I have to get a set of equations for each degree of the small paramater $\varepsilon$. How can I get the list of equations mentioned?

Update

In version M12 you can use the new function AsymptoticSolve to do all the work:

AsymptoticSolve[u == 1 + ϵ u^3, u, {ϵ, 0, 3}] //TeXForm


$$\left\{\left\{u\to 12 \epsilon ^3+3 \epsilon ^2+\epsilon +1\right\},\left\{u\to \frac{105 \epsilon ^{3/2}}{128}-\frac{3 \epsilon ^2}{2}-\frac{\epsilon }{2}+\frac{3 \sqrt{\epsilon }}{8}-\frac{1}{\sqrt{\epsilon }}-\frac{1}{2}\right\},\left\{u\to -\frac{105 \epsilon ^{3/2}}{128}-\frac{3 \epsilon ^2}{2}-\frac{\epsilon }{2}-\frac{3 \sqrt{\epsilon }}{8}+\frac{1}{\sqrt{\epsilon }}-\frac{1}{2}\right\}\right\}$$

Something like:

SolveAlways[Normal @ Series[eq1exp, {ϵ, 0, 3}], ϵ]

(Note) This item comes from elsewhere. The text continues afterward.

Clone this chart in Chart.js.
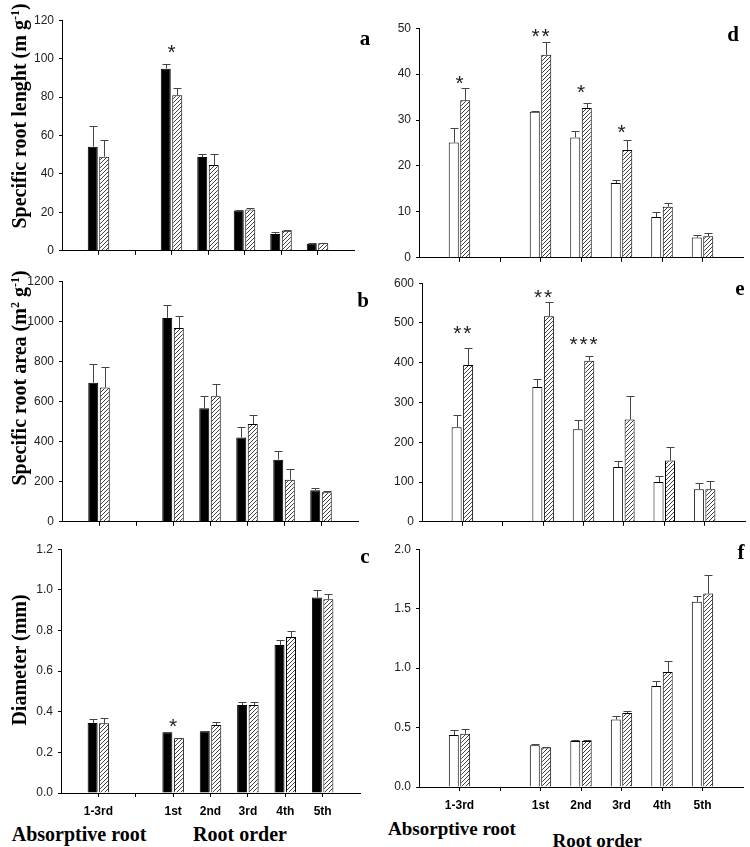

{{Subscript[u, 3][x] -> 12, Subscript[u, 2][x] -> 3, Subscript[u, 1][x] -> 1}}

perhaps?

For just the equations you can use one of the following:

Thread[Series[eq1exp,{ϵ, 0, 3}][[All, 3]]]
Thread[CoefficientList[#, ϵ]& /@ Series[eq1exp, {ϵ, 0, 3}]]


{True, Subscript[u, 1][x] == 1, Subscript[u, 2][x] == 3 Subscript[u, 1][x], Subscript[u, 3][x] == 3 (Subscript[u, 1][x]^2 + Subscript[u, 2][x])}

{True, Subscript[u, 1][x] == 1, Subscript[u, 2][x] == 3 Subscript[u, 1][x], Subscript[u, 3][x] == 3 (Subscript[u, 1][x]^2 + Subscript[u, 2][x])}

• This solution is perfectly suited to this example. But in case of differential equations it seems that a command like DSolveAlways doesn't exists. Could I get just a list of equations I would be able to solve it. Jun 23, 2017 at 19:04
• @ArtemZefirov See update. Jun 23, 2017 at 22:16
• The second variant is what I need. Thanks. Jun 24, 2017 at 7:22
• Could you modify your last answer, which I've accepted, in order to make it work with equations like u[x]- ϵ u[x]^3 == 1 The current command returns "False" because of the right part of the equation has only one coefficient in expansion but not three. Jul 1, 2017 at 16:41

CoefficientArrays[eq1exp, ϵ] returns the list of required coefficients.